Construction of Carbon Nanofiber-Wrapped SnO(2) Hollow Nanospheres as Flexible Integrated Anode for Half/Full Li-Ion Batteries

SnO(2) is deemed a potential candidate for high energy density (1494 mAh g(−1)) anode materials for Li-ion batteries (LIBs). However, its severe volume variation and low intrinsic electrical conductivity result in poor long-term stability and reversibility, limiting the further development of such materials. Therefore, we propose a novel strategy, that is, to prepare SnO(2) hollow nanospheres (SnO(2)-HNPs) by a template method, and then introduce these SnO(2)-HNPs into one-dimensional (1D) carbon nanofibers (CNFs) uniformly via electrospinning technology. Such a sugar gourd-like construction effectively addresses the limitations of traditional SnO(2) during the charging and discharging processes of LIBs.
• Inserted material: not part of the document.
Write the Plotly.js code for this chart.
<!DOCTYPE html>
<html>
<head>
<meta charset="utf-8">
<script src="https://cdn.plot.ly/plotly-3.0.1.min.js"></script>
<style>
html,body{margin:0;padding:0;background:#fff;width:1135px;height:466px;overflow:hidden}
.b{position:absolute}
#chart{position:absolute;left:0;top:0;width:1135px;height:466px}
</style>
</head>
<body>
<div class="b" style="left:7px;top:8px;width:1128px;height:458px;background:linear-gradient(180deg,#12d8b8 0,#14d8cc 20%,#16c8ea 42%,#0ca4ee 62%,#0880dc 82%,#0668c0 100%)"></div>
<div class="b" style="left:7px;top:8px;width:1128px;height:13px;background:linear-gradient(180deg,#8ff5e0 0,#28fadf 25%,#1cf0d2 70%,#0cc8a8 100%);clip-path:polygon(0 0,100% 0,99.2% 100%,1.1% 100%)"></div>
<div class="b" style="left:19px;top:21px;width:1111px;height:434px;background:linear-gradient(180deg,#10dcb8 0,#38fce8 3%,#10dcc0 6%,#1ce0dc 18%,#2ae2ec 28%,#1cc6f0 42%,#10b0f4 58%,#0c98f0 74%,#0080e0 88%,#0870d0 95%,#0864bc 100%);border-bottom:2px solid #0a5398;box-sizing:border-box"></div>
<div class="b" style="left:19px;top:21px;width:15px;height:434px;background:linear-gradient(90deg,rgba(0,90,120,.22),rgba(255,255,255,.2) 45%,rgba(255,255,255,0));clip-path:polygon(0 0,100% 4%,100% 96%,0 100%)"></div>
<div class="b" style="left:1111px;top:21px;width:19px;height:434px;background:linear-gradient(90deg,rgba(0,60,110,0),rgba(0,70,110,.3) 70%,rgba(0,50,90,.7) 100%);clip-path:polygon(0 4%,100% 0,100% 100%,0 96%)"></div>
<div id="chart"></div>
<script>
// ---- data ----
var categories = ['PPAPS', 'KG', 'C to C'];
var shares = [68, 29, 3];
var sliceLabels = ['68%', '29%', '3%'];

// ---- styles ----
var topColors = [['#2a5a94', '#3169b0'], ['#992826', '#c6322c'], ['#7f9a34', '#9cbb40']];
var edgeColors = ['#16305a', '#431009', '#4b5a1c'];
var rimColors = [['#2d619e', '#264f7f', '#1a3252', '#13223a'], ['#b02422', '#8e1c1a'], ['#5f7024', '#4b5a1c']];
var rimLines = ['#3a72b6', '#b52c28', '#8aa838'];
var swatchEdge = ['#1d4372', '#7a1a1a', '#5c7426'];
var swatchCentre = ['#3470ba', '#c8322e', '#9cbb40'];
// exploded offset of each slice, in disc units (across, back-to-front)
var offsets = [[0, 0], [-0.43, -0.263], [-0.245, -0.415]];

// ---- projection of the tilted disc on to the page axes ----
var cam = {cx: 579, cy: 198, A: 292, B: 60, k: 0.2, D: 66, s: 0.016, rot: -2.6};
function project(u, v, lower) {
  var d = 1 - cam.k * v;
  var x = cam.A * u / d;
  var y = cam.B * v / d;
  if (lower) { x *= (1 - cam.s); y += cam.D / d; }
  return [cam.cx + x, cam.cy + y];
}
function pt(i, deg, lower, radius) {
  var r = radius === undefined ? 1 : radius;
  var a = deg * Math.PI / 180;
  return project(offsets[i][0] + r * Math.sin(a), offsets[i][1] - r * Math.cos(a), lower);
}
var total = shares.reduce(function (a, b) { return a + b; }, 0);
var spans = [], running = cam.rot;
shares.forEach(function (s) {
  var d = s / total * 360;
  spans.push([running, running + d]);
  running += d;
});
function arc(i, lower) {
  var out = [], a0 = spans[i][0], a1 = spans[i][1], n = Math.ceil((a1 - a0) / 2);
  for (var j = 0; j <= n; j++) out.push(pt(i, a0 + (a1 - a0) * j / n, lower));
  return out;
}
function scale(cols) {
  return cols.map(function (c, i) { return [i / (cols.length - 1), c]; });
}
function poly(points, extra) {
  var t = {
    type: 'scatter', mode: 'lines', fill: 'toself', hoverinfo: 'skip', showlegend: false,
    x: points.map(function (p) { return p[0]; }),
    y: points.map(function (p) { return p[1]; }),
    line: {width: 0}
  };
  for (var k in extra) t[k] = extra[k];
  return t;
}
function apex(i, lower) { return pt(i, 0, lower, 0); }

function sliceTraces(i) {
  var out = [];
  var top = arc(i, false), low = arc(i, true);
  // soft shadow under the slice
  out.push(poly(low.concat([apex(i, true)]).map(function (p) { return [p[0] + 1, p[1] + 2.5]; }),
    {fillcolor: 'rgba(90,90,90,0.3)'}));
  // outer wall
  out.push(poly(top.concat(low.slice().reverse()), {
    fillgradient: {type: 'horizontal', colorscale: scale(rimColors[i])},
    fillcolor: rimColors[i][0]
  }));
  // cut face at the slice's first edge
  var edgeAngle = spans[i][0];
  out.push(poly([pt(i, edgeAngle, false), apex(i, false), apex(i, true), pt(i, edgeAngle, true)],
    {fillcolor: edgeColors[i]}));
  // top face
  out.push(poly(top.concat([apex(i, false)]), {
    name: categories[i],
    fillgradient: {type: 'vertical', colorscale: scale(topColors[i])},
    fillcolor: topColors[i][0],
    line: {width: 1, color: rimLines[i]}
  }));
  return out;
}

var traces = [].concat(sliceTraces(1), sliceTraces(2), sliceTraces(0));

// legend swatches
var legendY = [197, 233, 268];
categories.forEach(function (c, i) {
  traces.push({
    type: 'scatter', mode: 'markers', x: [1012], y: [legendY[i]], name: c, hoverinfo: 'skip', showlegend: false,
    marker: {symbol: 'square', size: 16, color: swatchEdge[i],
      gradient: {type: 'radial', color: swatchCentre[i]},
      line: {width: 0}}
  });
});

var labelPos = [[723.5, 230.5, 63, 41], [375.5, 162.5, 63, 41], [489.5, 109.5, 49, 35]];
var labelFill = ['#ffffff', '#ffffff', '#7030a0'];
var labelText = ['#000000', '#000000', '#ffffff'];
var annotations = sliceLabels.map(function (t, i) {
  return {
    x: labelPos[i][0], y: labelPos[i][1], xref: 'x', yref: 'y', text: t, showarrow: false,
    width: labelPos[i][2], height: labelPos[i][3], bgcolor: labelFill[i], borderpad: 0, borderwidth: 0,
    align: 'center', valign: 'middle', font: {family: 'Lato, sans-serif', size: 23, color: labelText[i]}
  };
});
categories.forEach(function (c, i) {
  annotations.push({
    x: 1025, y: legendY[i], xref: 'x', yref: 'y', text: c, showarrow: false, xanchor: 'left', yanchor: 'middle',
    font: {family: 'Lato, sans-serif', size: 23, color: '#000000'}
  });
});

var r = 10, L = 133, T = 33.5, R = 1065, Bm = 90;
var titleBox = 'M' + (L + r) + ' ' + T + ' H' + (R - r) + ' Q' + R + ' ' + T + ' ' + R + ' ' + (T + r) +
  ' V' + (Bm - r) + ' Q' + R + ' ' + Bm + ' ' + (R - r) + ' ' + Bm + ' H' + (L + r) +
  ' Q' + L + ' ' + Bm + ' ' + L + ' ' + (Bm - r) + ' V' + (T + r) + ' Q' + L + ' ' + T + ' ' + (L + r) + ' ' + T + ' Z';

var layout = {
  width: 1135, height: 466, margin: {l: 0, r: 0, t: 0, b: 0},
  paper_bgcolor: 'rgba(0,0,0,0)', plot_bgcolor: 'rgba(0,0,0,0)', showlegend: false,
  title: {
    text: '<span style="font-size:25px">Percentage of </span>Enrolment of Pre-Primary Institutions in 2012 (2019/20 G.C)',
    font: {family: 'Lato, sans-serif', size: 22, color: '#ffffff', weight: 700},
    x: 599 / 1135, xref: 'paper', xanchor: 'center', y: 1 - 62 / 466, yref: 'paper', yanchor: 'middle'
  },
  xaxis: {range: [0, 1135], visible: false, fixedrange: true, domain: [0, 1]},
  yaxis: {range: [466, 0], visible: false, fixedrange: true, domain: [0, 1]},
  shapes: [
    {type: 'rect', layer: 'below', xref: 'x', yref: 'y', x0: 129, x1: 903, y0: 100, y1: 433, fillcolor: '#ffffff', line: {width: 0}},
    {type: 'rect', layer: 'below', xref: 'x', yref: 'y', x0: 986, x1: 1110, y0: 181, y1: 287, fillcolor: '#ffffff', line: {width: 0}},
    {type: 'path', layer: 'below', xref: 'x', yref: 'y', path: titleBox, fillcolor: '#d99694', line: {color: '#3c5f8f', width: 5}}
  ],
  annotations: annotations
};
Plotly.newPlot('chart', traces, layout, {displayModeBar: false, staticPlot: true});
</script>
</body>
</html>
As a result, the optimized product (denoted SnO(2)-HNP/CNF), a binder-free integrated electrode for half and full LIBs, displays superior electrochemical performance as an anode material, including high reversible capacity (~735.1 mAh g(−1) for half LIBs and ~455.3 mAh g(−1) at 0.1 A g(−1) for full LIBs) and favorable long-term cycling stability. This work confirms that sugar gourd-like SnO(2)-HNP/CNF flexible integrated electrodes prepared with this novel strategy can effectively improve battery performance, providing infinite possibilities for the design and development of flexible wearable battery equipment.